Why did an individual who has never blogged, tweeted, or facebooked (is this the term?) decide to apply to a new interreligious initiative that will exist almost exclusively in the online world? Great question.
Admittedly, I am this individual who, until 2 weeks ago, never did anything online. But, when I received an email (ok, so I did email…) from a friend about the soon to be launched “State of Formation,” I eagerly jumped in. I guess the attraction to what could be happening here was simply too great to resist. I believe that we, those who are a part of this ever growing community, are truly embarking on something unique. As we get to know each other over the next few months I believe we will be, in many ways, defining what “interreligious dialogue 2.0” will look like in the future. For what it’s worth, here’s my top 2 wish list (1,000 word limits are tough!) on where I hope we will be going.
1. Interreligious dialogue 2.0 won’t be done exclusively by the established religious professionals nor will it be done only by the up-and-coming thinkers. Interreligious dialogue 2.0 will be a collaborative and meaningful process of learning by both sides. In other words, I think that we, those who are a part of State of Formation, have something valuable to offer as we reflect with our fresh eyes (rookie eyes?) on how our learning can be applied to interreligious issues. But, I also think that those who have gone ahead of us are ahead of us for good reasons, and I am just as excited to see what the established leaders will learn from us as I am about what we will learn from them.
2. Interreligious dialogue 2.0 will take seriously both the intra and inter religious elements of dialogue. I currently would describe myself as a progressive Protestant who works at a conservative Baptist church when I am not attending the nation’s flagship Catholic school…in other words, I often get confused of “who” I am representing when I come to the interreligious table! Despite such confusion, however, I can’t help but believe that whenever you or I sit at the table of interreligious dialogue we are all a part of rich and varied traditions that are at times interested and, more often than you or I would wish, at times uninterested in what is occurring at the table. With the risk of being overly simplistic: if the 60 or so of us make great interreligious advancements together but are routinely ignored by the 6 billion we represent…can we still call what we have accomplished “advancements”? After all, what good is accomplished if interreligious dialogue is done by religious/academic professionals in a language not understood by religious laity/non-academics? Advancements must be translatable to be effective.

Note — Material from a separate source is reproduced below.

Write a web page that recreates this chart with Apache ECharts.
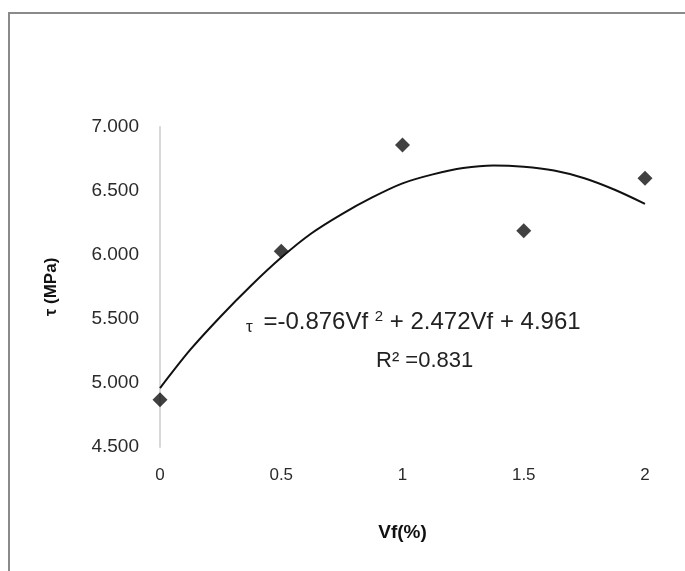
<!DOCTYPE html>
<html><head><meta charset="utf-8">
<script src="https://cdn.jsdelivr.net/npm/echarts@6/dist/echarts.min.js"></script>
<style>html,body{margin:0;padding:0;background:#fff}#c{width:685px;height:571px}</style>
</head><body><div id="c"></div>
<script>
const vf = [0, 0.5, 1, 1.5, 2];
const tau = [4.87, 6.03, 6.86, 6.19, 6.60];
const trendX = [0, 0.125, 0.25, 0.375, 0.5, 0.625, 0.75, 0.875, 1, 1.125, 1.25, 1.375, 1.5, 1.625, 1.75, 1.875, 2];
const trendY = [4.96, 5.26, 5.52, 5.76, 5.98, 6.17, 6.32, 6.45, 6.56, 6.63, 6.68, 6.70, 6.69, 6.66, 6.60, 6.51, 6.40];
const yTicks = [4.5, 5.0, 5.5, 6.0, 6.5, 7.0];
const xTicks = [0, 0.5, 1, 1.5, 2];
const eqMain1 = ' =-0.876Vf ';
const eqSup = '2';
const eqMain2 = ' + 2.472Vf + 4.961';
const r2Text = 'R² =0.831';

const chart = echarts.init(document.getElementById('c'));
const font = '"Liberation Sans", Arial, sans-serif';
chart.setOption({
  animation: false,
  grid: {left: 160, right: 40, top: 127, bottom: 124},
  xAxis: {
    type: 'value', min: xTicks[0], max: xTicks[xTicks.length - 1], interval: 0.5,
    axisLine: {show: false}, axisTick: {show: false}, splitLine: {show: false},
    axisLabel: {margin: 20, color: '#2a2a2a', fontSize: 17, fontFamily: font,
      formatter: v => String(v)},
    name: 'Vf(%)', nameLocation: 'middle', nameGap: 76, nameMoveOverlap: false,
    nameTextStyle: {color: '#111', fontSize: 19, fontWeight: 'bold', fontFamily: font}
  },
  yAxis: {
    type: 'value', min: yTicks[0], max: yTicks[yTicks.length - 1], interval: 0.5,
    axisLine: {show: true, lineStyle: {color: '#d8d8d8', width: 2}},
    axisTick: {show: false}, splitLine: {show: false},
    axisLabel: {margin: 21, color: '#2a2a2a', fontSize: 19, fontFamily: font,
      formatter: v => v.toFixed(3)},
    name: 'τ (MPa)', nameLocation: 'middle', nameGap: 100, nameRotate: 90, nameMoveOverlap: false,
    nameTextStyle: {color: '#111', fontSize: 17, fontWeight: 'bold', fontFamily: font}
  },
  series: [
    {
      type: 'line', smooth: 0.3, showSymbol: false, silent: true,
      data: trendX.map((x, i) => [x, trendY[i]]),
      lineStyle: {color: '#111', width: 2}
    },
    {
      type: 'scatter', symbol: 'diamond', symbolSize: 15,
      data: vf.map((x, i) => [x, tau[i]]),
      itemStyle: {color: '#111'}
    }
  ],
  graphic: [
    {type: 'rect', shape: {x: 9, y: 13, width: 700, height: 600},
      style: {fill: 'none', stroke: '#8a8a8a', lineWidth: 2}},
    {type: 'text', left: 246, top: 309,
      style: {
        text: '{t|τ}{m|' + eqMain1 + '}{s|' + eqSup + '}{m|' + eqMain2 + '}',
        rich: {
          t: {fontSize: 17, fill: '#222', fontFamily: font, padding: [10, 4, 0, 0]},
          m: {fontSize: 24, fill: '#222', fontFamily: font},
          s: {fontSize: 15, fill: '#222', fontFamily: font, padding: [0, 0, 11, 0]}
        }
      }},
    {type: 'text', left: 376, top: 350,
      style: {text: r2Text, fill: '#222', fontSize: 22, fontFamily: font}}
  ]
});
</script></body></html>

Several years ago, after a phenomenal time of dialogue in a classroom with several Islamic, Christian, and Jewish classmates I attempted to share (perhaps “recreate” is a more apt term) what we had accomplished with members of my church. Although I was somewhat prepared for their response, I was taken by surprise by the overwhelming “why should we waste our time doing that?” sentiments that I encountered. To return to my original point, the language of the classroom became distorted and unrecognizable when it was translated to the Church. Clearly- as the “bridge” between the two worlds, I had my work cut out for me! I am hopeful that those of us within the interreligious dialogue 2.0 landscape would each work as fervently to bring our reluctant friends within our tradition to the table as we will be working to bridge the divide with our interreligious other. After all- the more at the table, the better!
So…what do you think? What are your secret wishes and desires about what the 2.0 landscape will look like? What needs to change, and what needs to remain?
(Kudos to Chris and his team for getting the ball rolling. I can’t wait to see where we all will wind up!)